Les développements récents de la simulation numérique en géologie permettent désormais d'étudier des processus dynamiques difficile à modéliser il y a encore peu. L'ouverture continentale en est un exemple. Sur la base d'observations nouvelles dans le Rift Est Africain, des chercheurs de l'ISTeP (CNRS, UPMC), du laboratoire de géologie de l'ENS (CNRS, ENS) et de l'ETH de Zurich ont montré que l'ascension d'un panache venu des profondeurs du manteau expliquait à la fois l'ouverture d'un rift magmatique et d'un autre qui ne l'est pas. La juxtaposition des rifts magmatique et non-magmatique, largement observée géologiquement, a finalement une explication. Ces travaux sont publiés dans la revue Nature Geoscience.
Bien que de nombreux rifts continentaux soient magmatiques, c'est-à-dire jalonnés de volcans ou de fissures avec effusions de laves, tous ne le sont pas. Cette observation a déclenché un débat sur le mécanisme qui détermine le rifting continental, autrement dit la rupture continentale comme celle qui a conduit à l'ouverture de l'Atlantique par exemple. Sur la base de l'observation des rifts magmatiques, certains auteurs proposent que le rifting continental soit le résultat de l'ascension de panaches mantelliques profonds (roches chaudes du manteau remontant vers la surface): c'est le modèle dit "actif". Pour d'autres, sur la base de l'observation des rifts faiblement magmatiques, les rifts continentaux résulteraient de l'étirement de la lithosphère continentale sous l'effet des forces tectoniques lointaines, c'est-à-dire de la tectonique des plaques: c'est le rifting "passif".
La partie centrale du Rift Est Africain est un laboratoire naturel pour étudier le rifting continental car elle juxtapose des branches magmatique (est) et peu magmatique (ouest) de chaque côté du craton Tanzanien. Les auteurs ont cherché à comprendre ce comportement contrasté à l'aide d'un modèle numérique 3D à haute résolution prenant en compte la température et les propriétés mécaniques de la lithosphère et du manteau. Le modèle simule l'ascension d'un panache de roches du manteau sous un craton continental en contexte faiblement extensif.

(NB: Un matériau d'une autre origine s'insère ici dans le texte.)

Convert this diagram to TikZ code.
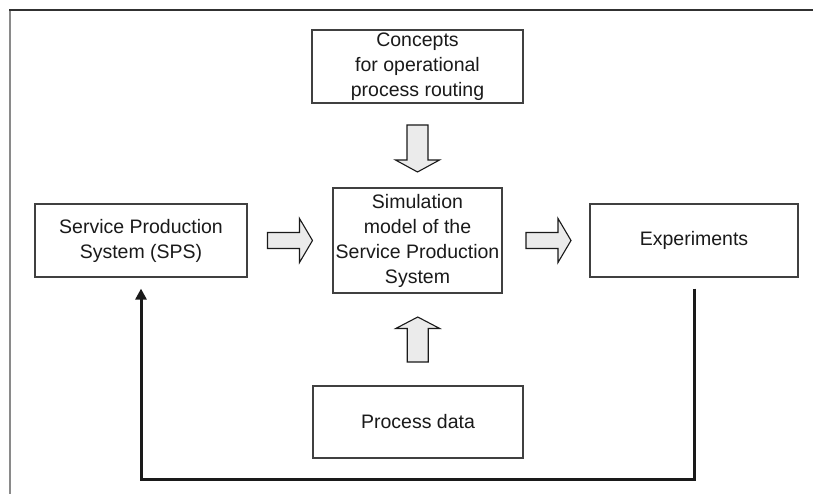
\documentclass[tikz,border=0pt]{standalone}
\usepackage{fontspec}
\setmainfont{Liberation Sans}
\usetikzlibrary{arrows.meta,calc}

\definecolor{boxline}{HTML}{404040}
\definecolor{blockfill}{HTML}{EBEBEB}
\definecolor{framegray}{HTML}{8A8A8A}
\definecolor{inkdark}{HTML}{1A1A1A}

\tikzset{
  box/.style={draw=boxline, line width=1.2pt, fill=white, align=center,
    inner sep=0pt, text=inkdark,
    font=\fontsize{19.5}{25}\selectfont},
  blockarrow/.style={draw=inkdark, line width=1.1pt, fill=blockfill, line join=miter},
  feedback/.style={draw=inkdark, line width=3pt,
    -{Triangle[width=11pt,length=11pt]}},
}

\begin{document}
\begin{tikzpicture}[x=1pt,y=-1pt]
  \useasboundingbox (0,0) rectangle (813,494);

  % outer frame (left and top edges only)
  \draw[framegray, line width=2pt] (10,494) -- (10,10);
  \draw[inkdark!90, line width=1.5pt] (9,10) -- (813,10);

  % boxes
  \node[box, minimum width=211pt, minimum height=73pt] (concepts) at (417.5,66.5)
    {Concepts\\for operational\\process routing};
  \node[box, minimum width=212pt, minimum height=73pt] (sps) at (141,240.5)
    {Service Production\\System (SPS)};
  \node[box, minimum width=169pt, minimum height=105pt] (sim) at (417.5,240.5)
    {Simulation\\model of the\\Service Production\\System};
  \node[box, minimum width=208pt, minimum height=73pt] (exp) at (694,240.5)
    {Experiments};
  \node[box, minimum width=210pt, minimum height=72pt] (data) at (418,422)
    {Process data};

  % block arrows between the boxes
  \begin{scope}[shift={($(sps.east)!0.5!(sim.west)$)}]
    \draw[blockarrow] (-22.5,-8) -- (9.5,-8) -- (9.5,-22) -- (22.5,0)
      -- (9.5,22) -- (9.5,8) -- (-22.5,8) -- cycle;
  \end{scope}
  \begin{scope}[shift={($(sim.east)!0.5!(exp.west)$)}, xshift=2.5pt]
    \draw[blockarrow] (-22.5,-8) -- (9.5,-8) -- (9.5,-22) -- (22.5,0)
      -- (9.5,22) -- (9.5,8) -- (-22.5,8) -- cycle;
  \end{scope}
  \begin{scope}[shift={($(concepts.south)!0.5!(sim.north)$)}, yshift=-3pt]
    \draw[blockarrow] (-10.5,-23.5) -- (10.5,-23.5) -- (10.5,11.5) -- (22,11.5)
      -- (0,23.5) -- (-22,11.5) -- (-10.5,11.5) -- cycle;
  \end{scope}
  \begin{scope}[shift={($(data.north)!0.5!(sim.south)$)}]
    \draw[blockarrow] (-10.5,22.5) -- (10.5,22.5) -- (10.5,-11) -- (22,-11)
      -- (0,-22.5) -- (-22,-11) -- (-10.5,-11) -- cycle;
  \end{scope}

  % feedback loop from the experiments back to the real system
  \coordinate (fbstart) at ([yshift=-11pt]exp.south);
  \coordinate (fbend) at ([yshift=-11pt]sps.south);
  \draw[feedback] (fbstart) -- ++(0,191) -| (fbend);
\end{tikzpicture}
\end{document}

Les simulations montrent que le panache est dévié par la racine du craton et préférentiellement canalisé le long d'une des bordures du craton. Ceci provoque le développement concomitant d'un rift magmatique et d'un rift peu magmatique de part et d'autre du craton. Les expériences numériques montrent de nombreuses analogies avec l'évolution observée du Rift Est Africain central. Elles réconcilient les modèles de rifting actif et passif au sein d'un même cadre dynamique et démontrent que des rifts magmatiques et peu magmatiques peuvent se développer dans des environnements géotectoniques similaires.